[Aim of the task]
Copy all the data exactly, except the pictures.

[Recorded information]

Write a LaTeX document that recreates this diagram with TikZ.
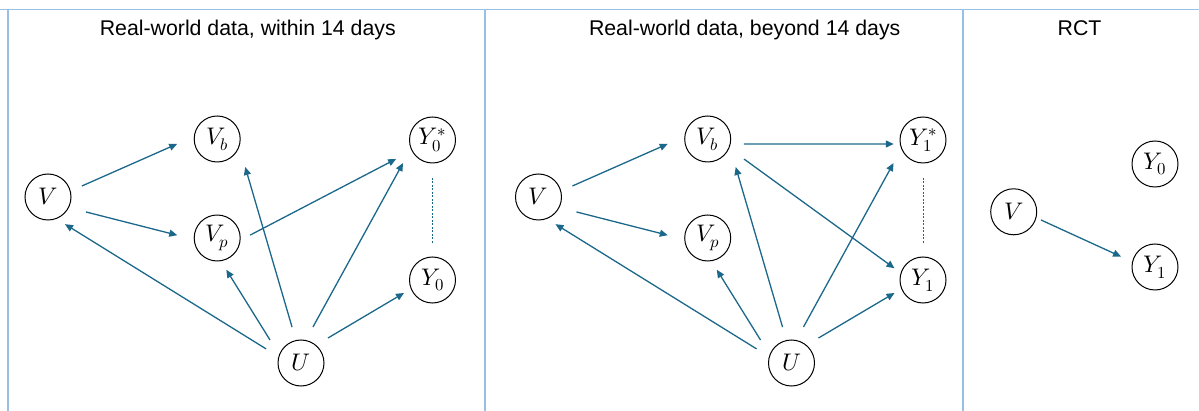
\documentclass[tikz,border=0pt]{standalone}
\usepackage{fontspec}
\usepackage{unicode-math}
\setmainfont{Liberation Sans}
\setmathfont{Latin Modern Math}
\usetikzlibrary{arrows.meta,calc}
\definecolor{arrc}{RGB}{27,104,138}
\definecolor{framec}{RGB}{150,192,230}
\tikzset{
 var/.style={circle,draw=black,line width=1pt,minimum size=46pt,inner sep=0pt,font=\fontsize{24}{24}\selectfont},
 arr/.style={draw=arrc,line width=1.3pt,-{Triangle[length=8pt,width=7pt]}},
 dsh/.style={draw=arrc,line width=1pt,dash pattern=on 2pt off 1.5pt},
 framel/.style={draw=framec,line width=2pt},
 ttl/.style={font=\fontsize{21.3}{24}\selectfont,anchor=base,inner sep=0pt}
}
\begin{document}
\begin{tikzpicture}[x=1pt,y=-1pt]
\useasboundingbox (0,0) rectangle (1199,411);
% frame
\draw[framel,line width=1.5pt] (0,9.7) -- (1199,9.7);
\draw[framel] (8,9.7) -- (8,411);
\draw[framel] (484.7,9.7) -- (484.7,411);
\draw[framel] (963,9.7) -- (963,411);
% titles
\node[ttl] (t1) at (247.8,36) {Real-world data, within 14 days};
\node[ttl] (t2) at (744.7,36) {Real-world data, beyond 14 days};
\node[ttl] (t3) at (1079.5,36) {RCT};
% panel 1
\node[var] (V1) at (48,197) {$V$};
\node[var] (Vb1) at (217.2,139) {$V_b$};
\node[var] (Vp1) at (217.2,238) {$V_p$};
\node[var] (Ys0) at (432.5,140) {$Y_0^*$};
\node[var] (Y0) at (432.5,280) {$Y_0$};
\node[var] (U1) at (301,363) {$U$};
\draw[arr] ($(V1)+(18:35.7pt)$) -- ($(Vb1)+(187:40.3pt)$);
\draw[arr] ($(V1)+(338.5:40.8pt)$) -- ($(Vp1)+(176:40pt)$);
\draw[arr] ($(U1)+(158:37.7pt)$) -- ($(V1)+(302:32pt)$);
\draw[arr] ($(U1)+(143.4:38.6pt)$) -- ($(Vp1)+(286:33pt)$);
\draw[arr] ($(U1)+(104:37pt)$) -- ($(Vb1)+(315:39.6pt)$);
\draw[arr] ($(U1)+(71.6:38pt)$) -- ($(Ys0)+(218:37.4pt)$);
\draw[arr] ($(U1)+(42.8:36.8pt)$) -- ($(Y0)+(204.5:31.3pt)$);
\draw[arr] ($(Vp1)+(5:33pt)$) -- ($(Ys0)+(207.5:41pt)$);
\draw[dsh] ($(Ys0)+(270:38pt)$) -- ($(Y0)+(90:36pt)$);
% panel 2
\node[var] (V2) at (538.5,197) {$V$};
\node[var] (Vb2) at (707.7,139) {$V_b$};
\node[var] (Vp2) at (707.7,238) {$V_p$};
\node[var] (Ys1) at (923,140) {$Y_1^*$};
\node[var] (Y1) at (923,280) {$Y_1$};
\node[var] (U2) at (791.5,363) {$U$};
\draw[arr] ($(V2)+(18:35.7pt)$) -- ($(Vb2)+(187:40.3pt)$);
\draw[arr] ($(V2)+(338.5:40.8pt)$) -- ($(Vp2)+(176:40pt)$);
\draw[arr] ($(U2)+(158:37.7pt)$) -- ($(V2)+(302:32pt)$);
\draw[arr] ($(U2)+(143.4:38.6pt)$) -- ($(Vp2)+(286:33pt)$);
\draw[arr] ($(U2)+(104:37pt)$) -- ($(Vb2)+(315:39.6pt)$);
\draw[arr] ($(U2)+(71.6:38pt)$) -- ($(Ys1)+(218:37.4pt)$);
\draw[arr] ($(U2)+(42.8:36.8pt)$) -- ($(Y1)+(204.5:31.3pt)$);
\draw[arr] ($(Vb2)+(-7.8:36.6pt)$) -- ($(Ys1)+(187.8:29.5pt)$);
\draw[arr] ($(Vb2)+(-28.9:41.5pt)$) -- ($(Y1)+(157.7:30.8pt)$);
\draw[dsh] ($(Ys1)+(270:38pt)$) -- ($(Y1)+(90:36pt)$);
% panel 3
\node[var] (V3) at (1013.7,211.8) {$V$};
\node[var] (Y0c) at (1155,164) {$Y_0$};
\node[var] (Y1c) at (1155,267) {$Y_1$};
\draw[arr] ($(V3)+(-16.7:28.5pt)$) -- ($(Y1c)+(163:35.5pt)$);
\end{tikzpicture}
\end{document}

[Worked answer]
Write a LaTeX document that recreates this diagram with TikZ.
\documentclass[tikz,border=0pt]{standalone}
\usepackage{fontspec}
\usepackage{unicode-math}
\setmainfont{Liberation Sans}
\setmathfont{Latin Modern Math}
\usetikzlibrary{arrows.meta,calc}
\definecolor{arrc}{RGB}{27,104,138}
\definecolor{framec}{RGB}{150,192,230}
\tikzset{
 var/.style={circle,draw=black,line width=1pt,minimum size=46pt,inner sep=0pt,font=\fontsize{24}{24}\selectfont},
 arr/.style={draw=arrc,line width=1.3pt,-{Triangle[length=8pt,width=7pt]}},
 dsh/.style={draw=arrc,line width=1pt,dash pattern=on 2pt off 1.5pt},
 framel/.style={draw=framec,line width=2pt},
 ttl/.style={font=\fontsize{21.3}{24}\selectfont,anchor=base,inner sep=0pt}
}
\begin{document}
\begin{tikzpicture}[x=1pt,y=-1pt]
\useasboundingbox (0,0) rectangle (1199,411);
% frame
\draw[framel,line width=1.5pt] (0,9.7) -- (1199,9.7);
\draw[framel] (8,9.7) -- (8,411);
\draw[framel] (484.7,9.7) -- (484.7,411);
\draw[framel] (963,9.7) -- (963,411);
% titles
\node[ttl] (t1) at (247.8,36) {Real-world data, within 14 days};
\node[ttl] (t2) at (744.7,36) {Real-world data, beyond 14 days};
\node[ttl] (t3) at (1079.5,36) {RCT};
% panel 1
\node[var] (V1) at (48,197) {$V$};
\node[var] (Vb1) at (217.2,139) {$V_b$};
\node[var] (Vp1) at (217.2,238) {$V_p$};
\node[var] (Ys0) at (432.5,140) {$Y_0^*$};
\node[var] (Y0) at (432.5,280) {$Y_0$};
\node[var] (U1) at (301,363) {$U$};
\draw[arr] ($(V1)+(18:35.7pt)$) -- ($(Vb1)+(187:40.3pt)$);
\draw[arr] ($(V1)+(338.5:40.8pt)$) -- ($(Vp1)+(176:40pt)$);
\draw[arr] ($(U1)+(158:37.7pt)$) -- ($(V1)+(302:32pt)$);
\draw[arr] ($(U1)+(143.4:38.6pt)$) -- ($(Vp1)+(286:33pt)$);
\draw[arr] ($(U1)+(104:37pt)$) -- ($(Vb1)+(315:39.6pt)$);
\draw[arr] ($(U1)+(71.6:38pt)$) -- ($(Ys0)+(218:37.4pt)$);
\draw[arr] ($(U1)+(42.8:36.8pt)$) -- ($(Y0)+(204.5:31.3pt)$);
\draw[arr] ($(Vp1)+(5:33pt)$) -- ($(Ys0)+(207.5:41pt)$);
\draw[dsh] ($(Ys0)+(270:38pt)$) -- ($(Y0)+(90:36pt)$);
% panel 2
\node[var] (V2) at (538.5,197) {$V$};
\node[var] (Vb2) at (707.7,139) {$V_b$};
\node[var] (Vp2) at (707.7,238) {$V_p$};
\node[var] (Ys1) at (923,140) {$Y_1^*$};
\node[var] (Y1) at (923,280) {$Y_1$};
\node[var] (U2) at (791.5,363) {$U$};
\draw[arr] ($(V2)+(18:35.7pt)$) -- ($(Vb2)+(187:40.3pt)$);
\draw[arr] ($(V2)+(338.5:40.8pt)$) -- ($(Vp2)+(176:40pt)$);
\draw[arr] ($(U2)+(158:37.7pt)$) -- ($(V2)+(302:32pt)$);
\draw[arr] ($(U2)+(143.4:38.6pt)$) -- ($(Vp2)+(286:33pt)$);
\draw[arr] ($(U2)+(104:37pt)$) -- ($(Vb2)+(315:39.6pt)$);
\draw[arr] ($(U2)+(71.6:38pt)$) -- ($(Ys1)+(218:37.4pt)$);
\draw[arr] ($(U2)+(42.8:36.8pt)$) -- ($(Y1)+(204.5:31.3pt)$);
\draw[arr] ($(Vb2)+(-7.8:36.6pt)$) -- ($(Ys1)+(187.8:29.5pt)$);
\draw[arr] ($(Vb2)+(-28.9:41.5pt)$) -- ($(Y1)+(157.7:30.8pt)$);
\draw[dsh] ($(Ys1)+(270:38pt)$) -- ($(Y1)+(90:36pt)$);
% panel 3
\node[var] (V3) at (1013.7,211.8) {$V$};
\node[var] (Y0c) at (1155,164) {$Y_0$};
\node[var] (Y1c) at (1155,267) {$Y_1$};
\draw[arr] ($(V3)+(-16.7:28.5pt)$) -- ($(Y1c)+(163:35.5pt)$);
\end{tikzpicture}
\end{document}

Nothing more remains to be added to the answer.